• **Dataset content**:
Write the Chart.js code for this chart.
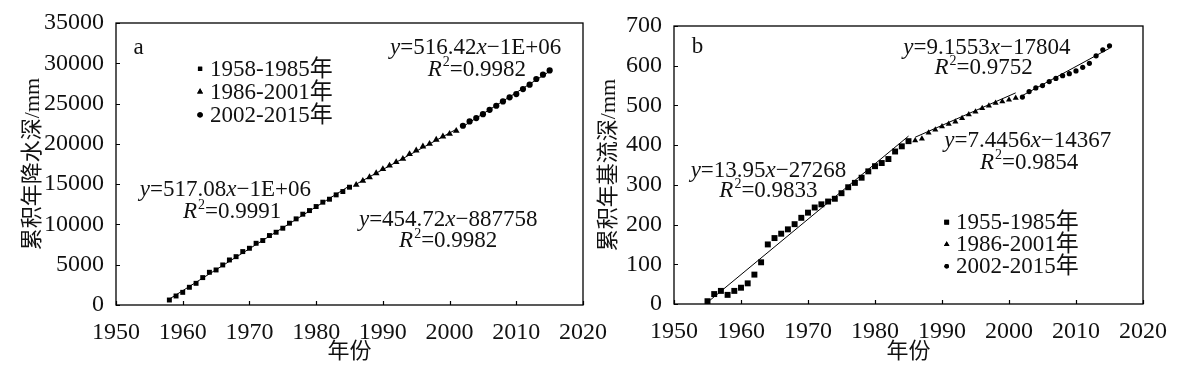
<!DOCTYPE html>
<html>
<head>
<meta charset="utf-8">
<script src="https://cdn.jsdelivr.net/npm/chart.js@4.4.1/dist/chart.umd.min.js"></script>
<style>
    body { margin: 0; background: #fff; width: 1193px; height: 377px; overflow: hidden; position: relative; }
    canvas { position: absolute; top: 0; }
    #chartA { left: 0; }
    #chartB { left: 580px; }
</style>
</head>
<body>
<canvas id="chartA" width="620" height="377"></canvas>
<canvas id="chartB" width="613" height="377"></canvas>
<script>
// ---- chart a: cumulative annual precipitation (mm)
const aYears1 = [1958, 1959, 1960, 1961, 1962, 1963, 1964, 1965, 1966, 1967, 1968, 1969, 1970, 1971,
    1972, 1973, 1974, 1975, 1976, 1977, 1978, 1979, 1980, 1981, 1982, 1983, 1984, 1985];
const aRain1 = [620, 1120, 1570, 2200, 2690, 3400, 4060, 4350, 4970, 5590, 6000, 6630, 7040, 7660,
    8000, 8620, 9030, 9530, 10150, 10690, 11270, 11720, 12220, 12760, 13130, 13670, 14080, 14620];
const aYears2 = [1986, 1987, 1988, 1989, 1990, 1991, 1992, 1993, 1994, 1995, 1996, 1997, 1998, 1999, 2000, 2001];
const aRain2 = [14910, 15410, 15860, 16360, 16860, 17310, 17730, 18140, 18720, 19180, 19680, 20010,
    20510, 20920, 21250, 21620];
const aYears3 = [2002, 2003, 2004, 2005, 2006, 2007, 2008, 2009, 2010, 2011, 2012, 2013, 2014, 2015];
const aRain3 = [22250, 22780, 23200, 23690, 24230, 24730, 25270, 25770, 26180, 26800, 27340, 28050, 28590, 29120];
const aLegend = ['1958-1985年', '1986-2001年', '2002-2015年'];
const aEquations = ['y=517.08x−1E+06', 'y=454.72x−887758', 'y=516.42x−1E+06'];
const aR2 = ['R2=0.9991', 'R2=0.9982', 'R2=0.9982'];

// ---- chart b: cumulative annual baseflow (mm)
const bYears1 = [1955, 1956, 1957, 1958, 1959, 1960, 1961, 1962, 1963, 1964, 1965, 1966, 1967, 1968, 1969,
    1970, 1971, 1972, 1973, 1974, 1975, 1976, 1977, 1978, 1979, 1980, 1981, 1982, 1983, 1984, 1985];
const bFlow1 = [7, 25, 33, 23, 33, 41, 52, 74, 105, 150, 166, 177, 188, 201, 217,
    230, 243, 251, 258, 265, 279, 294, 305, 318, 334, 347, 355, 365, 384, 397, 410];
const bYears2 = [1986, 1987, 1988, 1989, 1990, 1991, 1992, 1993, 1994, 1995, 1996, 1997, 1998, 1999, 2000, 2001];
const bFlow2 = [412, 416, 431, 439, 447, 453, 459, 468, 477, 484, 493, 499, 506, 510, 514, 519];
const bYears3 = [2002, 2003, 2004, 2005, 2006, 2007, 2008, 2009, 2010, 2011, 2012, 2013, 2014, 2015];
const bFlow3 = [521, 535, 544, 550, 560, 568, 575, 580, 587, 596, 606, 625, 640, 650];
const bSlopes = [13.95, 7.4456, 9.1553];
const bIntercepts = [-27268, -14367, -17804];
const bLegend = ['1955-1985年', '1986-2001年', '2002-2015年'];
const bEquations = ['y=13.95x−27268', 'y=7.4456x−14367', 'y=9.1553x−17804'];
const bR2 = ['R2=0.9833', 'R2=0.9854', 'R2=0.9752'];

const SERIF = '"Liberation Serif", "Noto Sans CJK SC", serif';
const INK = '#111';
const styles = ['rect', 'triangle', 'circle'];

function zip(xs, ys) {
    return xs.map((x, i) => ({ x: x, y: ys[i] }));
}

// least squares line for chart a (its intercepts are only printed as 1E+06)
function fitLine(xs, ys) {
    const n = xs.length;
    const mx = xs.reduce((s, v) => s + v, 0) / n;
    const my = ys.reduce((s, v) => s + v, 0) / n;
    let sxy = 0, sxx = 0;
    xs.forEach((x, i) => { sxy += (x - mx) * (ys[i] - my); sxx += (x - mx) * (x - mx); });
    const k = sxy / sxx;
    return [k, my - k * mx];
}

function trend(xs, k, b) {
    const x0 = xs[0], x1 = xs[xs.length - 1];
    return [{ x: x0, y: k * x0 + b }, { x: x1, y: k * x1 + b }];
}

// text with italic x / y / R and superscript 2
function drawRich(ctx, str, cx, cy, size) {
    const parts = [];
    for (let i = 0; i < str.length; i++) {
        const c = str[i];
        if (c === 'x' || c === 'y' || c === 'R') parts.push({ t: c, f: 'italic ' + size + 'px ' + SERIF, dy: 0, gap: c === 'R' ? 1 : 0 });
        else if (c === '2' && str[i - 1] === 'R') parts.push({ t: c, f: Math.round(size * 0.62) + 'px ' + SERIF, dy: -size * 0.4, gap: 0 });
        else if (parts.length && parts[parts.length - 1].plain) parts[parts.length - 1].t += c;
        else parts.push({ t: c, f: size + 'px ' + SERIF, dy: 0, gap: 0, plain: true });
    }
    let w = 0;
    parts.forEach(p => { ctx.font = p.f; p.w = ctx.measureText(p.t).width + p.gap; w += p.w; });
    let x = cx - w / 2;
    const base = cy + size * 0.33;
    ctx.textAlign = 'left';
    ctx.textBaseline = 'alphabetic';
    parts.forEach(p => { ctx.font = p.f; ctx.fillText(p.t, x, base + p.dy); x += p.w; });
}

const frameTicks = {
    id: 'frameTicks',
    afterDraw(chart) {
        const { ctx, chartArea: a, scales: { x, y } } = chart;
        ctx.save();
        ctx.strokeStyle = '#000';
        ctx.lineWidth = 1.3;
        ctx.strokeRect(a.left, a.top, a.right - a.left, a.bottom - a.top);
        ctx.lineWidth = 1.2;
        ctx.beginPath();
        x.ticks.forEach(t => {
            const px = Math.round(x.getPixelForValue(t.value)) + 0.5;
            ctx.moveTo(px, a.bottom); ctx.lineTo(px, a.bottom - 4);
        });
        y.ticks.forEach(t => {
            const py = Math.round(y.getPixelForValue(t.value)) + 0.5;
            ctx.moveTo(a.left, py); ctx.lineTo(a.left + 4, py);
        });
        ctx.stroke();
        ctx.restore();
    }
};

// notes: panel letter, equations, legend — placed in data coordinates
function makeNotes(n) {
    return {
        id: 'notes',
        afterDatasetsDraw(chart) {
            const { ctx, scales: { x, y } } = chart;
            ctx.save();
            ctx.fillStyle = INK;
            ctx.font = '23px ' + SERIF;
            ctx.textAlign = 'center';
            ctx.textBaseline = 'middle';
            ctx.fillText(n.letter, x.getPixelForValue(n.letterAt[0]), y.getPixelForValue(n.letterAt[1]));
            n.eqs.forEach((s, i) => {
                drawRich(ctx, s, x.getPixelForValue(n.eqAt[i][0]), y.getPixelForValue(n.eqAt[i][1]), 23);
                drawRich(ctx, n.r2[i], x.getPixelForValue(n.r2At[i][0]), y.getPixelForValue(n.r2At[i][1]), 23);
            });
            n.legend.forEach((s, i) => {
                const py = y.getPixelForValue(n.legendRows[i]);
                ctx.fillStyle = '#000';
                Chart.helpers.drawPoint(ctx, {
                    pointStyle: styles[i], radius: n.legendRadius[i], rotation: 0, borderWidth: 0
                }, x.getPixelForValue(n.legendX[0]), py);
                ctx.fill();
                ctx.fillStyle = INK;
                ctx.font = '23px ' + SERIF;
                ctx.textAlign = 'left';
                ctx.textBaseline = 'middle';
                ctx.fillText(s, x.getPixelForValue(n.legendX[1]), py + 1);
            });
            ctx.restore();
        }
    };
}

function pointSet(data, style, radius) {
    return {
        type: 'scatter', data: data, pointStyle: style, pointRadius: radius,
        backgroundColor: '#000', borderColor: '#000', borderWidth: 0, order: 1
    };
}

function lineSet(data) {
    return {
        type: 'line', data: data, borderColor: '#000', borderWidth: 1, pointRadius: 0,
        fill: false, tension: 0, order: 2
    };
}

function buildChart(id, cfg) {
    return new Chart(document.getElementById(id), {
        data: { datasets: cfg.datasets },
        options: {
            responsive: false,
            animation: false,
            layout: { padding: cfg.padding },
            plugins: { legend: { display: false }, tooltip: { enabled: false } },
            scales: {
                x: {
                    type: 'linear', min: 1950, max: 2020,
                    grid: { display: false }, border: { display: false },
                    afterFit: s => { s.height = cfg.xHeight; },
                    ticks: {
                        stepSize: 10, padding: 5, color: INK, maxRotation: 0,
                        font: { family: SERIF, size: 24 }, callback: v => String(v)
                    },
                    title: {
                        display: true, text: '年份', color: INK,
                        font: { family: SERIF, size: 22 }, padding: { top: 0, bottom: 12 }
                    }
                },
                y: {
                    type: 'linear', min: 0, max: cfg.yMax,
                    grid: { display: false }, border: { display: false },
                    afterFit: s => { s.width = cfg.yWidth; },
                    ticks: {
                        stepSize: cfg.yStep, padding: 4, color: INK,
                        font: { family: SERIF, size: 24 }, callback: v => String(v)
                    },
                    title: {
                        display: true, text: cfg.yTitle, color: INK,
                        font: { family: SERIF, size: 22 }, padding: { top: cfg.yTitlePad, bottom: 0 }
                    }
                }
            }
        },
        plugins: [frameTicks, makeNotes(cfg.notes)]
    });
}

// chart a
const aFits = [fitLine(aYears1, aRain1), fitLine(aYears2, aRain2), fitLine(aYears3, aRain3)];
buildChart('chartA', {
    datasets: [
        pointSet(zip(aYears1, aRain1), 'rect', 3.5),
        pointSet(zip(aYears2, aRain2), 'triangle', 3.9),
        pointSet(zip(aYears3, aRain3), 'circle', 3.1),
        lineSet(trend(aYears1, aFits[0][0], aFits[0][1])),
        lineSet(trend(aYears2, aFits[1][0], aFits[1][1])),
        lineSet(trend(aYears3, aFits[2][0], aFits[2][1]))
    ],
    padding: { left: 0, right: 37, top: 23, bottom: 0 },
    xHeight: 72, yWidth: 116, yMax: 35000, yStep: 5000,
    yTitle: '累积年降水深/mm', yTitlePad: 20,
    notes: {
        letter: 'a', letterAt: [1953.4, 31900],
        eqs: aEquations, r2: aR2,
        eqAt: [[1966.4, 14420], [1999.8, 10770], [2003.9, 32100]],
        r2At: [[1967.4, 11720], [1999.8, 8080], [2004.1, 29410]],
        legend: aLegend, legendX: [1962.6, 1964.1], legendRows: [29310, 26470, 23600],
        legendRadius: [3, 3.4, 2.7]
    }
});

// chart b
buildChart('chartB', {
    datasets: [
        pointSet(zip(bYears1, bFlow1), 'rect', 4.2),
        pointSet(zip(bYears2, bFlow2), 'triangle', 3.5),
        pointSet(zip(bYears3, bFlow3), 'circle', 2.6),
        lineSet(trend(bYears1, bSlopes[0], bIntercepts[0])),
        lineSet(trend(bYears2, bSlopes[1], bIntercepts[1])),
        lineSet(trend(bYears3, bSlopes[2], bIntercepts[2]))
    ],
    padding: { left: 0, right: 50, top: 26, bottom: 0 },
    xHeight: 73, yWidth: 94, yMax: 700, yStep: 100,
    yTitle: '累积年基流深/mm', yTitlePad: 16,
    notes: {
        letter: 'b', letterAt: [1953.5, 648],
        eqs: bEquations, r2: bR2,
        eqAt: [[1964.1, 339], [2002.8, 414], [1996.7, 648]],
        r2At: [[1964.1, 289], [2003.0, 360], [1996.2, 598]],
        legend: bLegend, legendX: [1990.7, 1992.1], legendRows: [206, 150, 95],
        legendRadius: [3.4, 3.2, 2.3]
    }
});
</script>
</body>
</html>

• **What the exercise asks**: Would you reproduce the lines above, from the very first through the line containing "const aR2 = ['R2=0.9991', 'R2=0.9982', 'R2=0.9982'];", exactly and without the pictures?

• **Result of this exercise**:
Write the Chart.js code for this chart.
<!DOCTYPE html>
<html>
<head>
<meta charset="utf-8">
<script src="https://cdn.jsdelivr.net/npm/chart.js@4.4.1/dist/chart.umd.min.js"></script>
<style>
    body { margin: 0; background: #fff; width: 1193px; height: 377px; overflow: hidden; position: relative; }
    canvas { position: absolute; top: 0; }
    #chartA { left: 0; }
    #chartB { left: 580px; }
</style>
</head>
<body>
<canvas id="chartA" width="620" height="377"></canvas>
<canvas id="chartB" width="613" height="377"></canvas>
<script>
// ---- chart a: cumulative annual precipitation (mm)
const aYears1 = [1958, 1959, 1960, 1961, 1962, 1963, 1964, 1965, 1966, 1967, 1968, 1969, 1970, 1971,
    1972, 1973, 1974, 1975, 1976, 1977, 1978, 1979, 1980, 1981, 1982, 1983, 1984, 1985];
const aRain1 = [620, 1120, 1570, 2200, 2690, 3400, 4060, 4350, 4970, 5590, 6000, 6630, 7040, 7660,
    8000, 8620, 9030, 9530, 10150, 10690, 11270, 11720, 12220, 12760, 13130, 13670, 14080, 14620];
const aYears2 = [1986, 1987, 1988, 1989, 1990, 1991, 1992, 1993, 1994, 1995, 1996, 1997, 1998, 1999, 2000, 2001];
const aRain2 = [14910, 15410, 15860, 16360, 16860, 17310, 17730, 18140, 18720, 19180, 19680, 20010,
    20510, 20920, 21250, 21620];
const aYears3 = [2002, 2003, 2004, 2005, 2006, 2007, 2008, 2009, 2010, 2011, 2012, 2013, 2014, 2015];
const aRain3 = [22250, 22780, 23200, 23690, 24230, 24730, 25270, 25770, 26180, 26800, 27340, 28050, 28590, 29120];
const aLegend = ['1958-1985年', '1986-2001年', '2002-2015年'];
const aEquations = ['y=517.08x−1E+06', 'y=454.72x−887758', 'y=516.42x−1E+06'];
const aR2 = ['R2=0.9991', 'R2=0.9982', 'R2=0.9982'];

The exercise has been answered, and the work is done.